Anything taking over for C++ has to at least work with C++. While the cgo API is definitely there, using the two together is not that much fun.

For most practical use cases, you will find yourself wrapping your C++ code with a C API (it is called CGO after all!) which can amount to a fair amount of boilerplate code.

Along the way, you are going to lose some type safety, proper destructor support, and have to work around memory management. Add to that the fact you will likely find yourself writing an abstraction layer on the Go side. Before you send it through, you are quite likely to end up with a Frankenstein project, just like this team.

2. Interoperability Paradigm Shifts

Go has a peculiar, but highly efficient, concurrency model focused on goroutines. Using user mode scheduling along with miniature, dynamically growing stacks will get you a level of parallelism you can only dream about in other languages.

Unfortunately, this magic is utterly unavailable for your C++ code, meaning every cgo invocation goes through a move from a mini-stack to a full-blown stack and back again. As you might guess, this is quite heavy on performance, making every invocation a significant burden.

Working around this limitation to keep your interoperability API efficient will likely make it even more complex and cumbersome to use, while winning you some additional boilerplate code to write.

4. Go’s Runtime

Go has a fairly large and complex runtime, which makes it less desirable than C++ in many use cases. While the runtime comes with a lot of magic tricks such as best-in-class garbage collection, it’s not without its baggage. While you can hardly compare it to the Java Virtual Machine languages or .NET runtime, it’s not something you can easily fit into embedded devices, operating system kernel mode, or other similar environments.

5. Pointers are Important

When writing system-level software, raw pointers are a key element in getting the best performance from your hardware and operating system.

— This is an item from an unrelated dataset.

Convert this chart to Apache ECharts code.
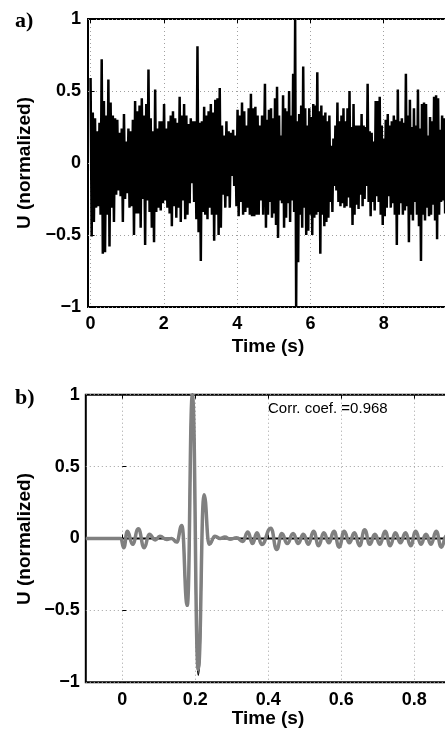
<!DOCTYPE html>
<html><head><meta charset="utf-8">
<script src="https://cdn.jsdelivr.net/npm/echarts@6/dist/echarts.min.js"></script>
<style>html,body{margin:0;padding:0;background:#fff}#c{width:445px;height:732px}</style>
</head><body><div id="c"></div>
<script>
// ---- Panel a: noise record (positive and negative excursions) ----
const upperA = [0.59,0.35,0.31,0.22,0.28,0.72,0.43,0.33,0.58,0.42,
0.33,0.31,0.30,0.21,0.24,0.34,0.15,0.24,0.22,0.30,
0.43,0.36,0.40,0.45,0.33,0.41,0.65,0.31,0.22,0.51,
0.24,0.29,0.29,0.41,0.24,0.29,0.33,0.36,0.31,0.28,
0.46,0.33,0.41,0.33,0.27,0.31,0.29,0.29,0.81,0.28,
0.29,0.39,0.33,0.36,0.41,0.35,0.44,0.45,0.52,0.26,
0.19,0.29,0.22,0.21,0.23,0.19,0.37,0.33,0.42,0.36,
0.26,0.38,0.48,0.38,0.39,0.33,0.26,0.33];
const lowerA = [-0.51,-0.41,-0.31,-0.30,-0.36,-0.63,-0.62,-0.36,-0.58,-0.31,
-0.41,-0.22,-0.19,-0.23,-0.41,-0.25,-0.21,-0.31,-0.30,-0.50,
-0.35,-0.35,-0.45,-0.25,-0.57,-0.26,-0.34,-0.45,-0.55,-0.34,
-0.31,-0.33,-0.28,-0.26,-0.31,-0.35,-0.44,-0.30,-0.38,-0.31,-0.41,
-0.26,-0.39,-0.36,-0.28,-0.14,-0.27,-0.39,-0.48,-0.68,-0.34,
-0.36,-0.39,-0.31,-0.36,-0.54,-0.36,-0.50,-0.45,-0.22,-0.31,
-0.23,-0.31,-0.09,-0.16,-0.30,-0.37,-0.27,-0.36,-0.34,-0.31,
-0.36,-0.37,-0.37,-0.36,-0.36,-0.26,-0.36];
const upperB = [0.55,0.30,0.37,0.38,0.31,0.45,0.53,0.33,0.19,0.47,
0.38,0.36,0.50,0.33,0.62,1.00,0.29,0.34,0.40,0.67,
0.38,0.26,0.38,0.32,0.41,0.40,0.63,0.36,0.40,0.33,
0.35,0.29,0.33,0.12,0.17,0.26,0.42,0.29,0.33,0.38,
0.29,0.38,0.50,0.25,0.41,0.26,0.26,0.26,0.34,0.26,
0.25,0.55,0.22,0.21,0.15,0.43,0.43,0.46,0.26,0.17,
0.30,0.34,0.26,0.29,0.33,0.30,0.51,0.29,0.31,0.28,0.62,
0.33,0.44,0.25,0.38,0.26,0.51,0.24,0.41,0.42,0.41,
0.19,0.32,0.29,0.46,0.47,0.45,0.23,0.33,0.31];
const lowerB = [-0.45,-0.36,-0.27,-0.38,-0.35,-0.43,-0.52,-0.26,-0.28,-0.45,
-0.38,-0.28,-0.41,-0.26,-0.34,-1.00,-0.69,-0.36,-0.45,-0.31,
-0.50,-0.47,-0.36,-0.50,-0.38,-0.36,-0.34,-0.63,-0.36,-0.44,
-0.41,-0.38,-0.27,-0.34,-0.16,-0.19,-0.27,-0.30,-0.28,-0.31,
-0.30,-0.24,-0.31,-0.43,-0.36,-0.29,-0.32,-0.22,-0.30,-0.25,
-0.16,-0.27,-0.37,-0.27,-0.33,-0.23,-0.27,-0.36,-0.43,-0.37,
-0.31,-0.23,-0.31,-0.28,-0.36,-0.57,-0.36,-0.28,-0.36,-0.33,
-0.30,-0.55,-0.36,-0.40,-0.27,-0.36,-0.44,-0.68,-0.36,-0.40,
-0.31,-0.37,-0.36,-0.29,-0.40,-0.53,-0.36,-0.27,-0.26,-0.35];
// time spans (s) covered by each pair of excursion lists
const spanA = [0, 4.68];
const spanB = [4.759, 9.649];

// ---- Panel b: wavelets ----
const grayT = [-0.1,-0.004,0.004,0.014,0.028,0.044,0.060,0.074,0.090,0.103,
0.122,0.135,0.149,0.163,0.178,0.192,0.208,0.224,0.238,0.254,
0.268,0.281,0.295,0.313,0.330,0.344,0.357,0.369,0.382,0.407,
0.423,0.437,0.452,0.468,0.482,0.496,0.510,0.524,0.538,0.552,
0.566,0.580,0.594,0.608,0.622,0.636,0.650,0.664,0.678,0.692,
0.706,0.720,0.734,0.748,0.762,0.776,0.790,0.804,0.818,0.832,
0.846,0.860,0.874,0.888,0.902,1.0];
const grayV = [0,0,-0.065,0.05,-0.04,0.067,-0.065,0.03,-0.01,0.015,
-0.007,0,-0.025,0.09,-0.465,1.0,-0.91,0.305,-0.04,0.016,
0,0.01,-0.005,0.005,-0.02,0.045,-0.035,0.04,-0.042,0.072,
-0.076,0.035,-0.035,0.035,-0.035,0.03,-0.04,0.05,-0.05,0.04,
-0.03,0.05,-0.06,0.05,-0.03,0.04,-0.05,0.06,-0.04,0.03,
-0.04,0.05,-0.05,0.04,-0.03,0.04,-0.05,0.05,-0.04,0.03,
-0.04,0.05,-0.06,0.02,0,0];
const blackT = [-0.1,0.135,0.149,0.163,0.178,0.192,0.208,0.224,0.238,0.254,0.268,1.0];
const blackV = [0,0,-0.02,0.08,-0.46,1.0,-0.95,0.30,-0.04,0.01,0,0];

// ---- ticks & texts ----
const xTicksA = [0,2,4,6,8,10];
const xTicksB = [0,0.2,0.4,0.6,0.8,1];
const panelLabels = ['a)','b)'];
const yTitle = 'U (normalized)';
const xTitle = 'Time (s)';
const corrText = 'Corr. coef. =0.968';

// alternate each positive excursion with the following negative one
function zigzag(up, lo, span){
  const n = up.length, dt = (span[1]-span[0])/(n-1), out = [];
  for (let i=0;i<n;i++){
    out.push([span[0]+i*dt, up[i]]);
    out.push([span[0]+(i+0.5)*dt, lo[i]]);
  }
  return out;
}
const noise = zigzag(upperA, lowerA, spanA).concat(zigzag(upperB, lowerB, spanB));
const gray = grayT.map((t,i)=>[t,grayV[i]]);
const black = blackT.map((t,i)=>[t,blackV[i]]);

const SANS = '"Liberation Sans", Arial, Helvetica, sans-serif';
const fmt = v => (v<0?'\u2212':'') + String(Math.abs(Math.round(v*100)/100));
const grid = [
  {left:88, top:19, width:369, height:288},
  {left:85.8, top:394.7, width:401.5, height:287.6}
];
const splitStyle = {show:true, lineStyle:{type:[1,3], color:'#a0a0a0', width:1}};
function xAx(gi, ticks, min, max, margin){
  return [
    {gridIndex:gi, type:'value', min:min, max:max, position:'bottom',
     axisLine:{show:false},
     axisTick:{show:true, inside:true, length:4, customValues:ticks, lineStyle:{color:'#000', width:1}},
     axisLabel:{customValues:ticks, formatter:fmt, margin:margin, fontSize:18, fontWeight:'bold', color:'#000', fontFamily:SANS},
     splitLine:splitStyle},
    {gridIndex:gi, type:'value', min:min, max:max, position:'top',
     axisLine:{show:false},
     axisTick:{show:true, inside:true, length:4, customValues:ticks, lineStyle:{color:'#000', width:1}},
     axisLabel:{show:false}, splitLine:{show:false}}
  ];
}
function yAx(gi, margin){
  return {gridIndex:gi, type:'value', min:-1, max:1, interval:0.5,
    axisLine:{show:false},
    axisTick:{show:true, inside:true, length:4, lineStyle:{color:'#000', width:1}},
    axisLabel:{formatter:fmt, margin:margin, fontSize:18, fontWeight:'bold', color:'#000', fontFamily:SANS},
    splitLine:splitStyle};
}
const chart = echarts.init(document.getElementById('c'), null, {renderer:'canvas'});
chart.setOption({
  animation:false,
  backgroundColor:'#fff',
  grid: grid.map(g=>Object.assign({show:true, borderColor:'#000', borderWidth:2, backgroundColor:'transparent', containLabel:false, outerBoundsMode:'none'}, g)),
  xAxis: xAx(0, xTicksA, -0.07, 10, 8).concat(xAx(1, xTicksB, -0.1, 1, 9)),
  yAxis: [yAx(0,7), yAx(1,6)],
  series: [
    {type:'line', xAxisIndex:0, yAxisIndex:0, data:noise, showSymbol:false, symbol:'none',
     lineStyle:{color:'#000', width:2.5}, clip:true},
    {type:'line', xAxisIndex:2, yAxisIndex:1, data:black, showSymbol:false, symbol:'none',
     smooth:0.5, smoothMonotone:'x', lineStyle:{color:'#000', width:2}, clip:true},
    {type:'line', xAxisIndex:2, yAxisIndex:1, data:gray, showSymbol:false, symbol:'none',
     smooth:0.5, smoothMonotone:'x', lineStyle:{color:'#808080', width:3.5}, clip:true}
  ],
  graphic: [
    {type:'text', left:15, top:10, style:{text:panelLabels[0], font:'bold 22px "Liberation Serif", "Times New Roman", serif', fill:'#000'}},
    {type:'text', left:15, top:387, style:{text:panelLabels[1], font:'bold 22px "Liberation Serif", "Times New Roman", serif', fill:'#000'}},
    {type:'text', x:25, y:163, rotation:Math.PI/2, style:{text:yTitle, font:'bold 19px '+SANS, fill:'#000', align:'center', verticalAlign:'middle', textAlign:'center', textVerticalAlign:'middle'}},
    {type:'text', x:25, y:539, rotation:Math.PI/2, style:{text:yTitle, font:'bold 19px '+SANS, fill:'#000', align:'center', verticalAlign:'middle', textAlign:'center', textVerticalAlign:'middle'}},
    {type:'text', x:268, y:347, style:{text:xTitle, font:'bold 19px '+SANS, fill:'#000', align:'center', verticalAlign:'middle', textAlign:'center', textVerticalAlign:'middle'}},
    {type:'text', x:268, y:719, style:{text:xTitle, font:'bold 19px '+SANS, fill:'#000', align:'center', verticalAlign:'middle', textAlign:'center', textVerticalAlign:'middle'}},
    {type:'text', x:268, y:409, style:{text:corrText, font:'15px '+SANS, fill:'#000', align:'left', verticalAlign:'middle', textAlign:'left', textVerticalAlign:'middle'}}
  ]
});
</script></body></html>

Whether you are offloading encryption to the CPU, checksum calculations to the network adapter, or memory operations to the DMA controller, you need easy access to the underlying memory.

Go’s approach for pointers and direct memory access is far from its strong suit, which can make writing encryption, networking, or storage software a headache.

What Carbon Will Try to Do

What does Carbon want to do differently to ensure it succeeds as an adequate C++ successor where Go failed? They’re going to tie the two languages together as tightly as possible with as little bridge code as possible as well. And as a caveat, Go did succeed in some things, such as being easy to learn. Carbon’s builders plan to emulate that.

Related goals include minimal bridge code between the two languages, support for basic C interoperability, support for advanced C++ features, and mixing the two languages’ toolchains.

  1. Quick adoption: It’s supposed to be a piece of cake for C++ developers and easy to work with immediately for C++ applications. Replacement for C++ isn’t a snap process, but it can be made relatively quicker.
  2. Bidirectional interoperability with C++: Packages and libraries made for C++ will work for Carbon, and libraries or packages made for Carbon will work for C++. A formal Carbon-C++interoperability layer will access certain C++ APIs from Carbon and vice versa.
  3. Memory Safety: You have more control over memory safety so you don’t have to compromise on things like compilation time like you have to by default in Rust. You can run in three modes: debughardened, and performance. C++ enables uninitialized variables which can later cause memory access bugs.
  4. Generics: C++ relies on templates to support parameterized types, but they can be complex. C++ templates also bog down compile time. Generics, in C# for instance, work in runtime. The idea behind Carbon generics is to check function calls independently, send earlier error message when necessary, and speed up builds.
  5. Memory access: Carbon kept the basic concept of pointers’ value while giving up on most of their complexity. Carbon gives you the two most basic operations of derefence and address-of, to make your life easier.

Wait and C

Google first announced Go in 2009, but the language didn’t hit full production readiness until 2012 (at Rookout, we added production grade support in 2021. Thanks for waiting!). Expect a similar amount of time between now and Carbon’s production readiness. And yet, being backed by Google will likely make Carbon a contender in the A-league of software languages, not to be known merely as C++’s substitute. In its early days, developers should still expect to write Carbon code in a text editor and do things the hard way, but if Carbon grows as planned, that might not be necessary for near-to-mid-future classes of devs. But then again, it might end up like D.